§ **Prompt**: Copy out the material below in full, but not its images.

§ **Source excerpt**:
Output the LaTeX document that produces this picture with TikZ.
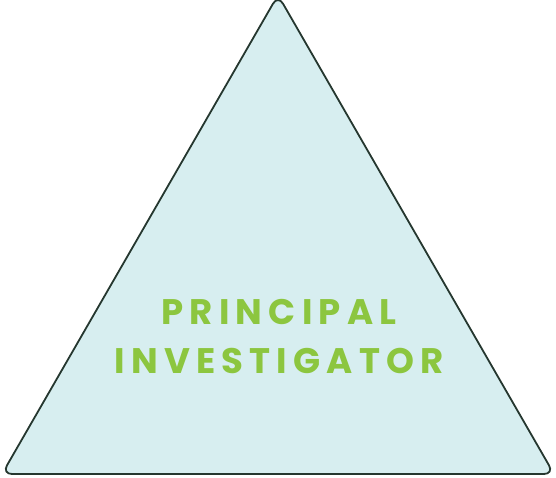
\documentclass[tikz,border=0pt]{standalone}
\usepackage{fontspec}
\newfontfamily\pifont[LetterSpace=17.5]{Poppins}
\definecolor{trifill}{HTML}{D7EEF0}
\definecolor{tridraw}{HTML}{25372F}
\definecolor{pigreen}{HTML}{8CC63F}
\begin{document}
\begin{tikzpicture}[x=1pt,y=-1pt,
  tri/.style={draw=tridraw,fill=trifill,line width=1.8pt,rounded corners=10pt,line join=round},
  label/.style={text=pigreen,font=\pifont\bfseries\fontsize{35.5}{49}\selectfont,align=center,inner sep=0pt}]
\useasboundingbox (0,0) rectangle (556,477);
\coordinate (apex) at (278,-5);
\coordinate (bl) at (2,474);
\coordinate (br) at (554,474);
\draw[tri] (apex) -- (br) -- (bl) -- cycle;
\node[label,anchor=base] (l1) at (279,324) {PRINCIPAL};
\node[label,anchor=base] (l2) at (279,373) {INVESTIGATOR};
\end{tikzpicture}
\end{document}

§ **Response**:
Output the LaTeX document that produces this picture with TikZ.
\documentclass[tikz,border=0pt]{standalone}
\usepackage{fontspec}
\newfontfamily\pifont[LetterSpace=17.5]{Poppins}
\definecolor{trifill}{HTML}{D7EEF0}
\definecolor{tridraw}{HTML}{25372F}
\definecolor{pigreen}{HTML}{8CC63F}
\begin{document}
\begin{tikzpicture}[x=1pt,y=-1pt,
  tri/.style={draw=tridraw,fill=trifill,line width=1.8pt,rounded corners=10pt,line join=round},
  label/.style={text=pigreen,font=\pifont\bfseries\fontsize{35.5}{49}\selectfont,align=center,inner sep=0pt}]
\useasboundingbox (0,0) rectangle (556,477);
\coordinate (apex) at (278,-5);
\coordinate (bl) at (2,474);
\coordinate (br) at (554,474);
\draw[tri] (apex) -- (br) -- (bl) -- cycle;
\node[label,anchor=base] (l1) at (279,324) {PRINCIPAL};
\node[label,anchor=base] (l2) at (279,373) {INVESTIGATOR};
\end{tikzpicture}
\end{document}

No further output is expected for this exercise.